→ **WRITTEN EXERCISE**
Can all of these lines be returned exactly?

→ **DATA SECTION**
-- -- --

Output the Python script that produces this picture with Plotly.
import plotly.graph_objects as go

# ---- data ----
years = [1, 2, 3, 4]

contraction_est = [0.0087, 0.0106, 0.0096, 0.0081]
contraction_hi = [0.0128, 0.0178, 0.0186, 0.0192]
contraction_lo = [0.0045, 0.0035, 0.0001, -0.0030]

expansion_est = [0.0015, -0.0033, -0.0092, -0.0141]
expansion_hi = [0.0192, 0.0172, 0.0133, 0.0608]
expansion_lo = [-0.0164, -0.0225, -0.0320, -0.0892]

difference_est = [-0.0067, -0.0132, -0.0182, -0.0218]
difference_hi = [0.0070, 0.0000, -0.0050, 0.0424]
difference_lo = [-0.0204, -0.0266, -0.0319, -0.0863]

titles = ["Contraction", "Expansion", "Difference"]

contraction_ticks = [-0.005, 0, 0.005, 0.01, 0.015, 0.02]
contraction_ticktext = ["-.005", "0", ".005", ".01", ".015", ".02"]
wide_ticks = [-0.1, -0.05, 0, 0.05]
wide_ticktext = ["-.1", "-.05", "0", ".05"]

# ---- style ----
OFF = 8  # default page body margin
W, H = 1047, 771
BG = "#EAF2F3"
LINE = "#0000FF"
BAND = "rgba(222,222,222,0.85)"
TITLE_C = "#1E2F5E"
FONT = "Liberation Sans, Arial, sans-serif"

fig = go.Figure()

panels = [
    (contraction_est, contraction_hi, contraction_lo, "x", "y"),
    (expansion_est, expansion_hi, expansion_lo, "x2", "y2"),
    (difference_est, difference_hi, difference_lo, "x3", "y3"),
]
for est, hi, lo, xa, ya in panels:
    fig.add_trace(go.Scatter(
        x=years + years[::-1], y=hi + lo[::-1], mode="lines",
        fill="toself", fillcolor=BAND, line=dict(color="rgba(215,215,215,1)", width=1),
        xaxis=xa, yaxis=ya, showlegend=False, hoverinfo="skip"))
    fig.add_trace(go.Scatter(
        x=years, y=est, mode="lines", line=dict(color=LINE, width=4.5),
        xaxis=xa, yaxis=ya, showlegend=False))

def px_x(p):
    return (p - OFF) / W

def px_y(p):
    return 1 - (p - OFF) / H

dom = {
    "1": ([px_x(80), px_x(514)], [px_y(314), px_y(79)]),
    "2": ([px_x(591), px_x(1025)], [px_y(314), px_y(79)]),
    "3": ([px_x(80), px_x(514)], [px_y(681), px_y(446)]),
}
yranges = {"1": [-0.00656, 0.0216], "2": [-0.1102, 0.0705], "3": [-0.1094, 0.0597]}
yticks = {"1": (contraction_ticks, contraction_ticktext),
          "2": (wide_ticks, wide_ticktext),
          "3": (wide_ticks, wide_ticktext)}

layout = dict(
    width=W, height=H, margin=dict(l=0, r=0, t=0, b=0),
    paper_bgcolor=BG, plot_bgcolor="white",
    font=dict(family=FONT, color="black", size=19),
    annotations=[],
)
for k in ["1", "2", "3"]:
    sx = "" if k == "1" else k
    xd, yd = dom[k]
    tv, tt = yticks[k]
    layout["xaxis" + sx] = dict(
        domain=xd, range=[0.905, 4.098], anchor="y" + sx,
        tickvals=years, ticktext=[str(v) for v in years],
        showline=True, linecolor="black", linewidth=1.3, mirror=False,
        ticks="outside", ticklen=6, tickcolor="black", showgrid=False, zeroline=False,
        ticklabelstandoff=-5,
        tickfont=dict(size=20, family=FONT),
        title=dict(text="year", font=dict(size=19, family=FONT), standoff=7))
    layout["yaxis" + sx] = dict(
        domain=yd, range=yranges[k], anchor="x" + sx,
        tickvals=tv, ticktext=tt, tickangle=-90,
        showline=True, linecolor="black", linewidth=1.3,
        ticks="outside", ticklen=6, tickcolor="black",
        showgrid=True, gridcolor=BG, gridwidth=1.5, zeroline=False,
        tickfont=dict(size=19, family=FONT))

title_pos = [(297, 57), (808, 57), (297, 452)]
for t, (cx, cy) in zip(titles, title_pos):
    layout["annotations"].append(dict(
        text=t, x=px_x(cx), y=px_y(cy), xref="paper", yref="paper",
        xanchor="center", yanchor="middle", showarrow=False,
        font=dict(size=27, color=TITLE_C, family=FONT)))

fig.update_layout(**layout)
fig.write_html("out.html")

-- -- --

→ **FULL RESPONSE**
Output the Python script that produces this picture with Plotly.
import plotly.graph_objects as go

# ---- data ----
years = [1, 2, 3, 4]

contraction_est = [0.0087, 0.0106, 0.0096, 0.0081]
contraction_hi = [0.0128, 0.0178, 0.0186, 0.0192]
contraction_lo = [0.0045, 0.0035, 0.0001, -0.0030]

expansion_est = [0.0015, -0.0033, -0.0092, -0.0141]
expansion_hi = [0.0192, 0.0172, 0.0133, 0.0608]
expansion_lo = [-0.0164, -0.0225, -0.0320, -0.0892]

difference_est = [-0.0067, -0.0132, -0.0182, -0.0218]
difference_hi = [0.0070, 0.0000, -0.0050, 0.0424]
difference_lo = [-0.0204, -0.0266, -0.0319, -0.0863]

titles = ["Contraction", "Expansion", "Difference"]

contraction_ticks = [-0.005, 0, 0.005, 0.01, 0.015, 0.02]
contraction_ticktext = ["-.005", "0", ".005", ".01", ".015", ".02"]
wide_ticks = [-0.1, -0.05, 0, 0.05]
wide_ticktext = ["-.1", "-.05", "0", ".05"]

# ---- style ----
OFF = 8  # default page body margin
W, H = 1047, 771
BG = "#EAF2F3"
LINE = "#0000FF"
BAND = "rgba(222,222,222,0.85)"
TITLE_C = "#1E2F5E"
FONT = "Liberation Sans, Arial, sans-serif"

fig = go.Figure()

panels = [
    (contraction_est, contraction_hi, contraction_lo, "x", "y"),
    (expansion_est, expansion_hi, expansion_lo, "x2", "y2"),
    (difference_est, difference_hi, difference_lo, "x3", "y3"),
]
for est, hi, lo, xa, ya in panels:
    fig.add_trace(go.Scatter(
        x=years + years[::-1], y=hi + lo[::-1], mode="lines",
        fill="toself", fillcolor=BAND, line=dict(color="rgba(215,215,215,1)", width=1),
        xaxis=xa, yaxis=ya, showlegend=False, hoverinfo="skip"))
    fig.add_trace(go.Scatter(
        x=years, y=est, mode="lines", line=dict(color=LINE, width=4.5),
        xaxis=xa, yaxis=ya, showlegend=False))

def px_x(p):
    return (p - OFF) / W

def px_y(p):
    return 1 - (p - OFF) / H

dom = {
    "1": ([px_x(80), px_x(514)], [px_y(314), px_y(79)]),
    "2": ([px_x(591), px_x(1025)], [px_y(314), px_y(79)]),
    "3": ([px_x(80), px_x(514)], [px_y(681), px_y(446)]),
}
yranges = {"1": [-0.00656, 0.0216], "2": [-0.1102, 0.0705], "3": [-0.1094, 0.0597]}
yticks = {"1": (contraction_ticks, contraction_ticktext),
          "2": (wide_ticks, wide_ticktext),
          "3": (wide_ticks, wide_ticktext)}

layout = dict(
    width=W, height=H, margin=dict(l=0, r=0, t=0, b=0),
    paper_bgcolor=BG, plot_bgcolor="white",
    font=dict(family=FONT, color="black", size=19),
    annotations=[],
)
for k in ["1", "2", "3"]:
    sx = "" if k == "1" else k
    xd, yd = dom[k]
    tv, tt = yticks[k]
    layout["xaxis" + sx] = dict(
        domain=xd, range=[0.905, 4.098], anchor="y" + sx,
        tickvals=years, ticktext=[str(v) for v in years],
        showline=True, linecolor="black", linewidth=1.3, mirror=False,
        ticks="outside", ticklen=6, tickcolor="black", showgrid=False, zeroline=False,
        ticklabelstandoff=-5,
        tickfont=dict(size=20, family=FONT),
        title=dict(text="year", font=dict(size=19, family=FONT), standoff=7))
    layout["yaxis" + sx] = dict(
        domain=yd, range=yranges[k], anchor="x" + sx,
        tickvals=tv, ticktext=tt, tickangle=-90,
        showline=True, linecolor="black", linewidth=1.3,
        ticks="outside", ticklen=6, tickcolor="black",
        showgrid=True, gridcolor=BG, gridwidth=1.5, zeroline=False,
        tickfont=dict(size=19, family=FONT))

title_pos = [(297, 57), (808, 57), (297, 452)]
for t, (cx, cy) in zip(titles, title_pos):
    layout["annotations"].append(dict(
        text=t, x=px_x(cx), y=px_y(cy), xref="paper", yref="paper",
        xanchor="center", yanchor="middle", showarrow=False,
        font=dict(size=27, color=TITLE_C, family=FONT)))

fig.update_layout(**layout)
fig.write_html("out.html")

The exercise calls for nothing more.